→ WHAT YOU HAVE TO DO
Transcribe all the entries word for word, omitting any pictures they contain.

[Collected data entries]
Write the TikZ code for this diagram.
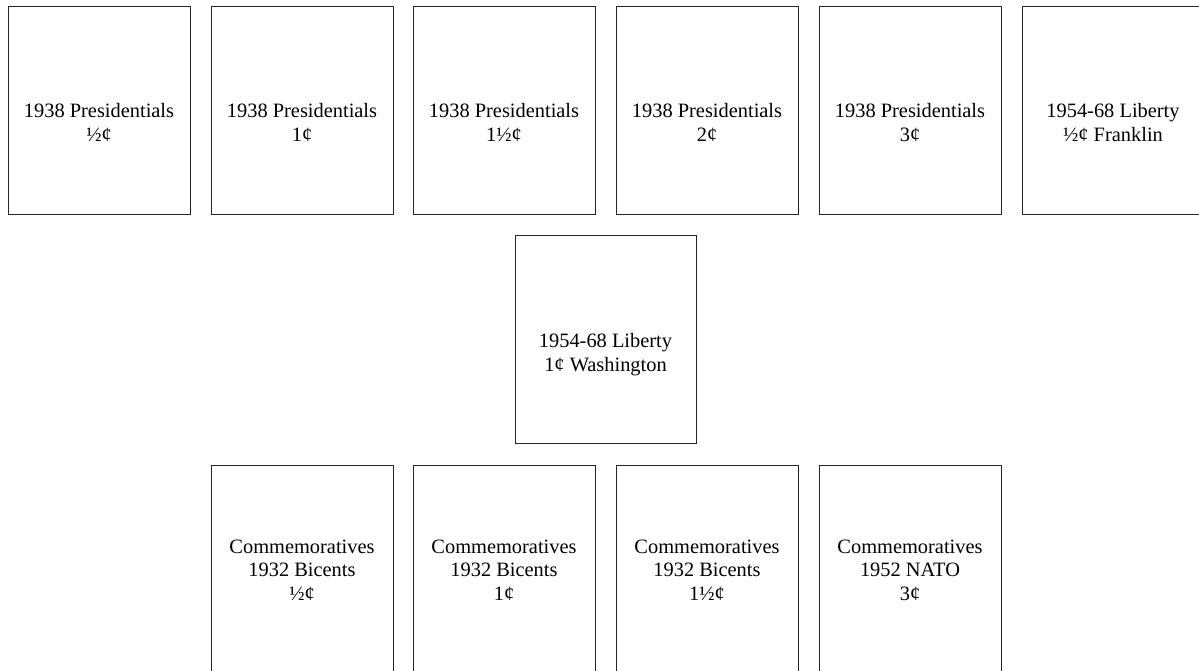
\documentclass[tikz,border=0pt]{standalone}
\usepackage{fontspec}
\setmainfont{Liberation Serif}
\begin{document}
\begin{tikzpicture}[x=1pt,y=-1pt,
  box/.style={draw=black!85, line width=0.9pt, minimum width=182pt, minimum height=208pt, inner sep=0pt, anchor=north west},
  lbl/.style={font=\fontsize{20.4}{23.5}\selectfont, align=center, anchor=base, inner sep=0pt}]
\useasboundingbox (0,0) rectangle (1199,670);
% top row
\node[box] (b1) at (8,6) {};
\node[box] (b2) at (211,6) {};
\node[box] (b3) at (413,6) {};
\node[box] (b4) at (616,6) {};
\node[box] (b5) at (819,6) {};
\node[box] (b6) at (1022,6) {};
% middle
\node[box, minimum width=181pt] (b7) at (515,235) {};
% bottom row
\node[box] (b8) at (211,465) {};
\node[box] (b9) at (413,465) {};
\node[box] (b10) at (616,465) {};
\node[box] (b11) at (819,465) {};
% labels (anchor = baseline of last line)
\node[lbl] (t1) at (99,141) {1938 Presidentials\\½¢};
\node[lbl] (t2) at (302,141) {1938 Presidentials\\1¢};
\node[lbl] (t3) at (504,141) {1938 Presidentials\\1½¢};
\node[lbl] (t4) at (707,141) {1938 Presidentials\\2¢};
\node[lbl] (t5) at (910,141) {1938 Presidentials\\3¢};
\node[lbl] (t6) at (1113,141) {1954-68 Liberty\\½¢ Franklin};
\node[lbl] (t7) at (605.5,371) {1954-68 Liberty\\1¢ Washington};
\node[lbl] (t8) at (302,600) {Commemoratives\\1932 Bicents\\½¢};
\node[lbl] (t9) at (504,600) {Commemoratives\\1932 Bicents\\1¢};
\node[lbl] (t10) at (707,600) {Commemoratives\\1932 Bicents\\1½¢};
\node[lbl] (t11) at (910,600) {Commemoratives\\1952 NATO\\3¢};
\end{tikzpicture}
\end{document}
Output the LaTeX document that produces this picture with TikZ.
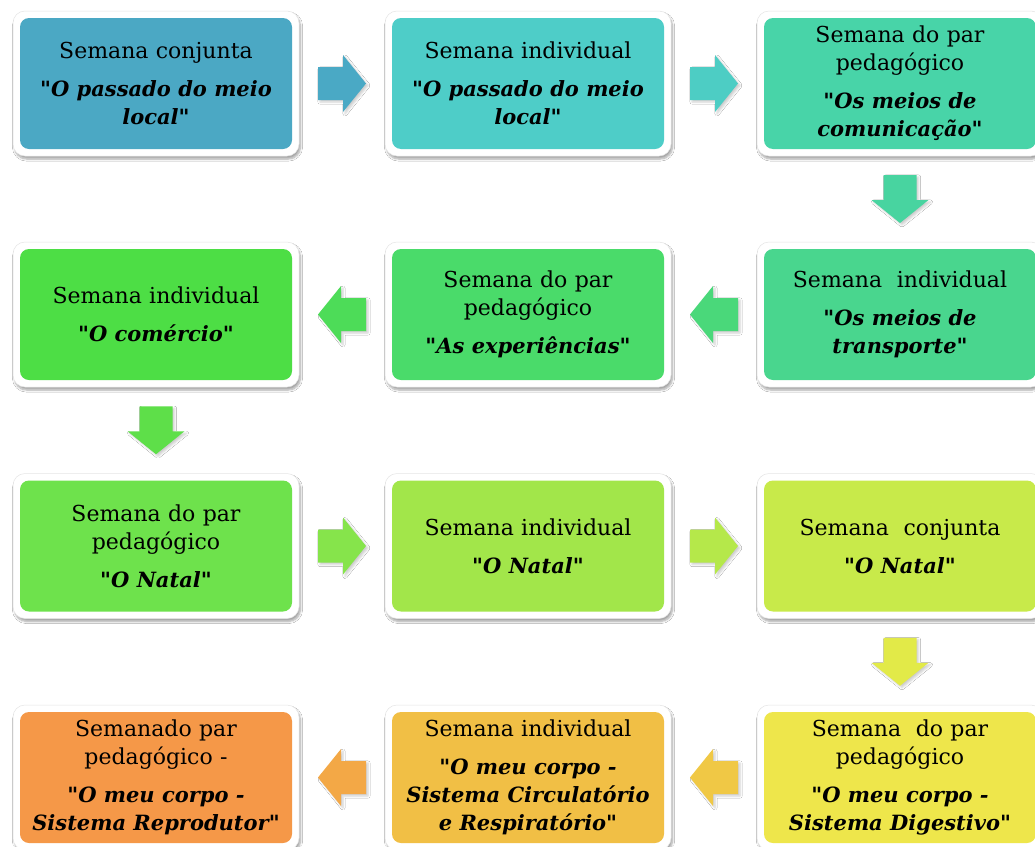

→ COMPLETE ANSWER
Write the TikZ code for this diagram.
\documentclass[tikz,border=0pt]{standalone}
\usepackage{fontspec}
\setmainfont{Liberation Serif}
\begin{document}
\begin{tikzpicture}[x=1pt,y=-1pt,
  box/.style={draw=black!85, line width=0.9pt, minimum width=182pt, minimum height=208pt, inner sep=0pt, anchor=north west},
  lbl/.style={font=\fontsize{20.4}{23.5}\selectfont, align=center, anchor=base, inner sep=0pt}]
\useasboundingbox (0,0) rectangle (1199,670);
% top row
\node[box] (b1) at (8,6) {};
\node[box] (b2) at (211,6) {};
\node[box] (b3) at (413,6) {};
\node[box] (b4) at (616,6) {};
\node[box] (b5) at (819,6) {};
\node[box] (b6) at (1022,6) {};
% middle
\node[box, minimum width=181pt] (b7) at (515,235) {};
% bottom row
\node[box] (b8) at (211,465) {};
\node[box] (b9) at (413,465) {};
\node[box] (b10) at (616,465) {};
\node[box] (b11) at (819,465) {};
% labels (anchor = baseline of last line)
\node[lbl] (t1) at (99,141) {1938 Presidentials\\½¢};
\node[lbl] (t2) at (302,141) {1938 Presidentials\\1¢};
\node[lbl] (t3) at (504,141) {1938 Presidentials\\1½¢};
\node[lbl] (t4) at (707,141) {1938 Presidentials\\2¢};
\node[lbl] (t5) at (910,141) {1938 Presidentials\\3¢};
\node[lbl] (t6) at (1113,141) {1954-68 Liberty\\½¢ Franklin};
\node[lbl] (t7) at (605.5,371) {1954-68 Liberty\\1¢ Washington};
\node[lbl] (t8) at (302,600) {Commemoratives\\1932 Bicents\\½¢};
\node[lbl] (t9) at (504,600) {Commemoratives\\1932 Bicents\\1¢};
\node[lbl] (t10) at (707,600) {Commemoratives\\1932 Bicents\\1½¢};
\node[lbl] (t11) at (910,600) {Commemoratives\\1952 NATO\\3¢};
\end{tikzpicture}
\end{document}
Output the LaTeX document that produces this picture with TikZ.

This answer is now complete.